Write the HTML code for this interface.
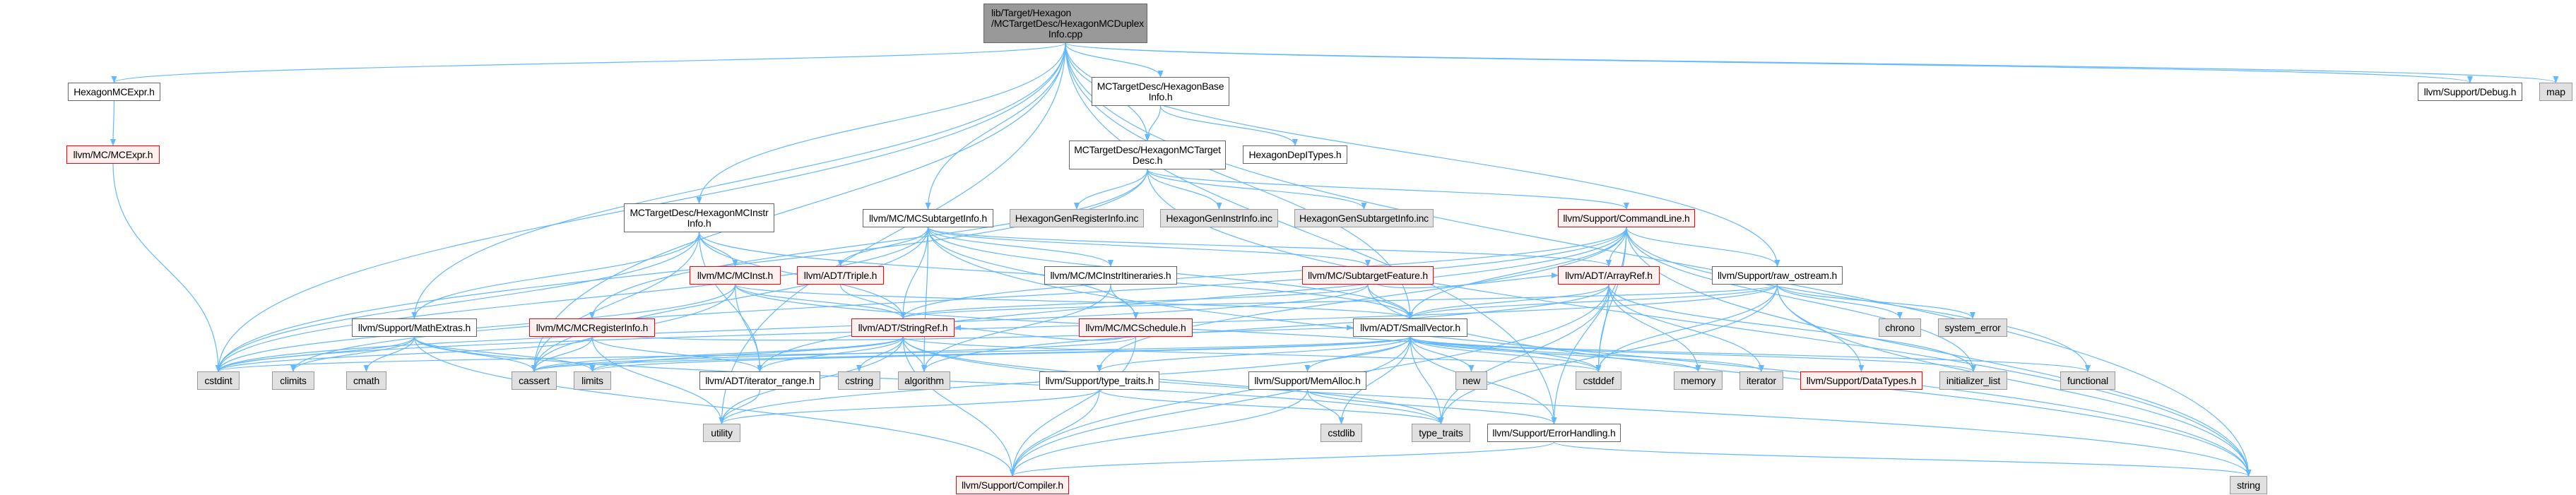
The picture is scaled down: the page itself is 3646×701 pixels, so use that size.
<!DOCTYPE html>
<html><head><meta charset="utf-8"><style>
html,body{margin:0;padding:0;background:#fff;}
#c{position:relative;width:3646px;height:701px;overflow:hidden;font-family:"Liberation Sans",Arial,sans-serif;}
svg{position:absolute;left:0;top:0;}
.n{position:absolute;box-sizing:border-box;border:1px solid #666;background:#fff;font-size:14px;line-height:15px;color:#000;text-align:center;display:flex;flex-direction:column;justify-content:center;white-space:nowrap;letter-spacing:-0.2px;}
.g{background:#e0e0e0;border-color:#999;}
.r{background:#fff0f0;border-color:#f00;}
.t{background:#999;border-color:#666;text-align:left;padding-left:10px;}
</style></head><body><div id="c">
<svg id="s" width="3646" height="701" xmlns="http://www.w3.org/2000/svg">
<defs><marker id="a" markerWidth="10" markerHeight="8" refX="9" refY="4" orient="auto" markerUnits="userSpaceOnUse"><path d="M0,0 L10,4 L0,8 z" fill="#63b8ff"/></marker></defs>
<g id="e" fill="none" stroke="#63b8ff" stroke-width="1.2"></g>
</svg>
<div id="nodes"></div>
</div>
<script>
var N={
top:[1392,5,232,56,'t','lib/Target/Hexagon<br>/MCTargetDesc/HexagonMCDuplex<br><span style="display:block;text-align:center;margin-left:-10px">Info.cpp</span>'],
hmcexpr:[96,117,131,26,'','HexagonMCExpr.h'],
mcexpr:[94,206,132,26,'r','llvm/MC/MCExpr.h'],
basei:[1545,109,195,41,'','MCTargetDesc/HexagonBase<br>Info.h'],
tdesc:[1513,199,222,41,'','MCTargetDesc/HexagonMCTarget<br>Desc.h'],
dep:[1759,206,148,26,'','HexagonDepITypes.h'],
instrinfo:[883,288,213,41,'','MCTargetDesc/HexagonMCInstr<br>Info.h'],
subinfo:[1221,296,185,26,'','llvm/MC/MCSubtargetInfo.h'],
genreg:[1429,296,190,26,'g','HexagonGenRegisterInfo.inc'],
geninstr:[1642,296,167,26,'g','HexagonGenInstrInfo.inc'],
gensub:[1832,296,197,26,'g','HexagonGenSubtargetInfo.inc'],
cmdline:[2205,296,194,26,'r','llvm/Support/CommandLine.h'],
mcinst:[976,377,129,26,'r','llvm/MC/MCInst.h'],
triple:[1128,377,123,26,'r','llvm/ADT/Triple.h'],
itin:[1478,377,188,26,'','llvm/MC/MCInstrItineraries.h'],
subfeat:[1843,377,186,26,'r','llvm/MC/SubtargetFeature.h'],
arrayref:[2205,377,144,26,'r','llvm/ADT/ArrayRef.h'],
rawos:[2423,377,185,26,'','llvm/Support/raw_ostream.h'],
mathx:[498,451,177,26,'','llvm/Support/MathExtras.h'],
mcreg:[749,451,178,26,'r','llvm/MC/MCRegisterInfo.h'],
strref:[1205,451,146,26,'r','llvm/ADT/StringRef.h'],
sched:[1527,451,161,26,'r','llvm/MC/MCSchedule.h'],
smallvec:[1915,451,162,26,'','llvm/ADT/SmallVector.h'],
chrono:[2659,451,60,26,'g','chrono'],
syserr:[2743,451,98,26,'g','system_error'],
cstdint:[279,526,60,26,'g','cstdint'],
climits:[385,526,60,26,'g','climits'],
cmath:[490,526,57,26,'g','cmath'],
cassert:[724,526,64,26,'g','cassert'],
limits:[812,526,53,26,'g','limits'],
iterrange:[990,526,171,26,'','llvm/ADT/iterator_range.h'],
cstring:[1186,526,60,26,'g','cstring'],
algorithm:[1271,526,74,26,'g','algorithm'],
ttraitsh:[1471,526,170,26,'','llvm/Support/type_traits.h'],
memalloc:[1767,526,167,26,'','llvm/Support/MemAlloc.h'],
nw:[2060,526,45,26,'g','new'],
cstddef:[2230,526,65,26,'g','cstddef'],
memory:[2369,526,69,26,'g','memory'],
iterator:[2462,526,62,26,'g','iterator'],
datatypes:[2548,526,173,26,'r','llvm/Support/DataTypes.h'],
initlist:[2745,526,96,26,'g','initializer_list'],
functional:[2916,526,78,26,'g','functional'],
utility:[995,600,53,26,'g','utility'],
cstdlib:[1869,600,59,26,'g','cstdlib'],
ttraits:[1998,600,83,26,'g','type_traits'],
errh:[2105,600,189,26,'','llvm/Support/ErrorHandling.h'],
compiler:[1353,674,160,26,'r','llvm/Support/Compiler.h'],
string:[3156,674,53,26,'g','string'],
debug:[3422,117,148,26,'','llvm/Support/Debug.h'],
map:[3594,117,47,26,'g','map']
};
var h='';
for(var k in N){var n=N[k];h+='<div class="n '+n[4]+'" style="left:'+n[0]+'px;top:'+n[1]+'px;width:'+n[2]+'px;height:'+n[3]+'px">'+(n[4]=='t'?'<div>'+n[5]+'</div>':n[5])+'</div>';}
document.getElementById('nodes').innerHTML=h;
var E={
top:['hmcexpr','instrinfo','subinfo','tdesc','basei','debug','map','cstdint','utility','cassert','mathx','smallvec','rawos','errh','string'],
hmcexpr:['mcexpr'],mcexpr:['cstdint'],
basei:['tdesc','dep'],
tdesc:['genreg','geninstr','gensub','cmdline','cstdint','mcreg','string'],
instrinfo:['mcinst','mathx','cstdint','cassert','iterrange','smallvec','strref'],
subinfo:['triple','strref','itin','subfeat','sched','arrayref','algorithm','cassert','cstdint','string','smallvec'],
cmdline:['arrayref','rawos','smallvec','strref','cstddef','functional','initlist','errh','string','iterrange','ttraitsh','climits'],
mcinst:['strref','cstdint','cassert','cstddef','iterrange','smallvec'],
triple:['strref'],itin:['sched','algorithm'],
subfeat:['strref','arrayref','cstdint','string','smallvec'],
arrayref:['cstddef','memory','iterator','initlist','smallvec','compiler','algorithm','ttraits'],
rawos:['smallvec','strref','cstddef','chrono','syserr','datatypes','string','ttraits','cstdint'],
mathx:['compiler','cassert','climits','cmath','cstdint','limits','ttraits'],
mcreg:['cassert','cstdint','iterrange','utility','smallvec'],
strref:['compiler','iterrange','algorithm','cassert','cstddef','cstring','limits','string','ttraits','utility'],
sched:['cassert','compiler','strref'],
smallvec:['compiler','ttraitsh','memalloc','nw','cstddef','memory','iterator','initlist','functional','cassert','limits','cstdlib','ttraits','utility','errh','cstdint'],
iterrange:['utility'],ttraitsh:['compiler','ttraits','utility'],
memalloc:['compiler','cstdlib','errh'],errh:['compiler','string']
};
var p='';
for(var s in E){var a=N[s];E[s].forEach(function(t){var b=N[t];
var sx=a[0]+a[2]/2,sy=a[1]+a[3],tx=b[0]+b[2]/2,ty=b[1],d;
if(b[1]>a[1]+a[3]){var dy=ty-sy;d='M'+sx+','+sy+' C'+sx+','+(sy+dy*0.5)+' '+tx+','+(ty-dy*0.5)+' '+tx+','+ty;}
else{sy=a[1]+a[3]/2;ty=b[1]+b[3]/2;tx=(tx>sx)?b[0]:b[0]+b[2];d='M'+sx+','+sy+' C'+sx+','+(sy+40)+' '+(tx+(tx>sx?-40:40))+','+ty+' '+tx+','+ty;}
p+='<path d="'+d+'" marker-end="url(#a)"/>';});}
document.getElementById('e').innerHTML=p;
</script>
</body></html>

→ **Exercise instructions**
Without the pictures, write out all of the material exactly.

→ **Solution for this task**
Write the HTML code for this interface.
The picture is scaled down: the page itself is 3646×701 pixels, so use that size.
<!DOCTYPE html>
<html><head><meta charset="utf-8"><style>
html,body{margin:0;padding:0;background:#fff;}
#c{position:relative;width:3646px;height:701px;overflow:hidden;font-family:"Liberation Sans",Arial,sans-serif;}
svg{position:absolute;left:0;top:0;}
.n{position:absolute;box-sizing:border-box;border:1px solid #666;background:#fff;font-size:14px;line-height:15px;color:#000;text-align:center;display:flex;flex-direction:column;justify-content:center;white-space:nowrap;letter-spacing:-0.2px;}
.g{background:#e0e0e0;border-color:#999;}
.r{background:#fff0f0;border-color:#f00;}
.t{background:#999;border-color:#666;text-align:left;padding-left:10px;}
</style></head><body><div id="c">
<svg id="s" width="3646" height="701" xmlns="http://www.w3.org/2000/svg">
<defs><marker id="a" markerWidth="10" markerHeight="8" refX="9" refY="4" orient="auto" markerUnits="userSpaceOnUse"><path d="M0,0 L10,4 L0,8 z" fill="#63b8ff"/></marker></defs>
<g id="e" fill="none" stroke="#63b8ff" stroke-width="1.2"></g>
</svg>
<div id="nodes"></div>
</div>
<script>
var N={
top:[1392,5,232,56,'t','lib/Target/Hexagon<br>/MCTargetDesc/HexagonMCDuplex<br><span style="display:block;text-align:center;margin-left:-10px">Info.cpp</span>'],
hmcexpr:[96,117,131,26,'','HexagonMCExpr.h'],
mcexpr:[94,206,132,26,'r','llvm/MC/MCExpr.h'],
basei:[1545,109,195,41,'','MCTargetDesc/HexagonBase<br>Info.h'],
tdesc:[1513,199,222,41,'','MCTargetDesc/HexagonMCTarget<br>Desc.h'],
dep:[1759,206,148,26,'','HexagonDepITypes.h'],
instrinfo:[883,288,213,41,'','MCTargetDesc/HexagonMCInstr<br>Info.h'],
subinfo:[1221,296,185,26,'','llvm/MC/MCSubtargetInfo.h'],
genreg:[1429,296,190,26,'g','HexagonGenRegisterInfo.inc'],
geninstr:[1642,296,167,26,'g','HexagonGenInstrInfo.inc'],
gensub:[1832,296,197,26,'g','HexagonGenSubtargetInfo.inc'],
cmdline:[2205,296,194,26,'r','llvm/Support/CommandLine.h'],
mcinst:[976,377,129,26,'r','llvm/MC/MCInst.h'],
triple:[1128,377,123,26,'r','llvm/ADT/Triple.h'],
itin:[1478,377,188,26,'','llvm/MC/MCInstrItineraries.h'],
subfeat:[1843,377,186,26,'r','llvm/MC/SubtargetFeature.h'],
arrayref:[2205,377,144,26,'r','llvm/ADT/ArrayRef.h'],
rawos:[2423,377,185,26,'','llvm/Support/raw_ostream.h'],
mathx:[498,451,177,26,'','llvm/Support/MathExtras.h'],
mcreg:[749,451,178,26,'r','llvm/MC/MCRegisterInfo.h'],
strref:[1205,451,146,26,'r','llvm/ADT/StringRef.h'],
sched:[1527,451,161,26,'r','llvm/MC/MCSchedule.h'],
smallvec:[1915,451,162,26,'','llvm/ADT/SmallVector.h'],
chrono:[2659,451,60,26,'g','chrono'],
syserr:[2743,451,98,26,'g','system_error'],
cstdint:[279,526,60,26,'g','cstdint'],
climits:[385,526,60,26,'g','climits'],
cmath:[490,526,57,26,'g','cmath'],
cassert:[724,526,64,26,'g','cassert'],
limits:[812,526,53,26,'g','limits'],
iterrange:[990,526,171,26,'','llvm/ADT/iterator_range.h'],
cstring:[1186,526,60,26,'g','cstring'],
algorithm:[1271,526,74,26,'g','algorithm'],
ttraitsh:[1471,526,170,26,'','llvm/Support/type_traits.h'],
memalloc:[1767,526,167,26,'','llvm/Support/MemAlloc.h'],
nw:[2060,526,45,26,'g','new'],
cstddef:[2230,526,65,26,'g','cstddef'],
memory:[2369,526,69,26,'g','memory'],
iterator:[2462,526,62,26,'g','iterator'],
datatypes:[2548,526,173,26,'r','llvm/Support/DataTypes.h'],
initlist:[2745,526,96,26,'g','initializer_list'],
functional:[2916,526,78,26,'g','functional'],
utility:[995,600,53,26,'g','utility'],
cstdlib:[1869,600,59,26,'g','cstdlib'],
ttraits:[1998,600,83,26,'g','type_traits'],
errh:[2105,600,189,26,'','llvm/Support/ErrorHandling.h'],
compiler:[1353,674,160,26,'r','llvm/Support/Compiler.h'],
string:[3156,674,53,26,'g','string'],
debug:[3422,117,148,26,'','llvm/Support/Debug.h'],
map:[3594,117,47,26,'g','map']
};
var h='';
for(var k in N){var n=N[k];h+='<div class="n '+n[4]+'" style="left:'+n[0]+'px;top:'+n[1]+'px;width:'+n[2]+'px;height:'+n[3]+'px">'+(n[4]=='t'?'<div>'+n[5]+'</div>':n[5])+'</div>';}
document.getElementById('nodes').innerHTML=h;
var E={
top:['hmcexpr','instrinfo','subinfo','tdesc','basei','debug','map','cstdint','utility','cassert','mathx','smallvec','rawos','errh','string'],
hmcexpr:['mcexpr'],mcexpr:['cstdint'],
basei:['tdesc','dep'],
tdesc:['genreg','geninstr','gensub','cmdline','cstdint','mcreg','string'],
instrinfo:['mcinst','mathx','cstdint','cassert','iterrange','smallvec','strref'],
subinfo:['triple','strref','itin','subfeat','sched','arrayref','algorithm','cassert','cstdint','string','smallvec'],
cmdline:['arrayref','rawos','smallvec','strref','cstddef','functional','initlist','errh','string','iterrange','ttraitsh','climits'],
mcinst:['strref','cstdint','cassert','cstddef','iterrange','smallvec'],
triple:['strref'],itin:['sched','algorithm'],
subfeat:['strref','arrayref','cstdint','string','smallvec'],
arrayref:['cstddef','memory','iterator','initlist','smallvec','compiler','algorithm','ttraits'],
rawos:['smallvec','strref','cstddef','chrono','syserr','datatypes','string','ttraits','cstdint'],
mathx:['compiler','cassert','climits','cmath','cstdint','limits','ttraits'],
mcreg:['cassert','cstdint','iterrange','utility','smallvec'],
strref:['compiler','iterrange','algorithm','cassert','cstddef','cstring','limits','string','ttraits','utility'],
sched:['cassert','compiler','strref'],
smallvec:['compiler','ttraitsh','memalloc','nw','cstddef','memory','iterator','initlist','functional','cassert','limits','cstdlib','ttraits','utility','errh','cstdint'],
iterrange:['utility'],ttraitsh:['compiler','ttraits','utility'],
memalloc:['compiler','cstdlib','errh'],errh:['compiler','string']
};
var p='';
for(var s in E){var a=N[s];E[s].forEach(function(t){var b=N[t];
var sx=a[0]+a[2]/2,sy=a[1]+a[3],tx=b[0]+b[2]/2,ty=b[1],d;
if(b[1]>a[1]+a[3]){var dy=ty-sy;d='M'+sx+','+sy+' C'+sx+','+(sy+dy*0.5)+' '+tx+','+(ty-dy*0.5)+' '+tx+','+ty;}
else{sy=a[1]+a[3]/2;ty=b[1]+b[3]/2;tx=(tx>sx)?b[0]:b[0]+b[2];d='M'+sx+','+sy+' C'+sx+','+(sy+40)+' '+(tx+(tx>sx?-40:40))+','+ty+' '+tx+','+ty;}
p+='<path d="'+d+'" marker-end="url(#a)"/>';});}
document.getElementById('e').innerHTML=p;
</script>
</body></html>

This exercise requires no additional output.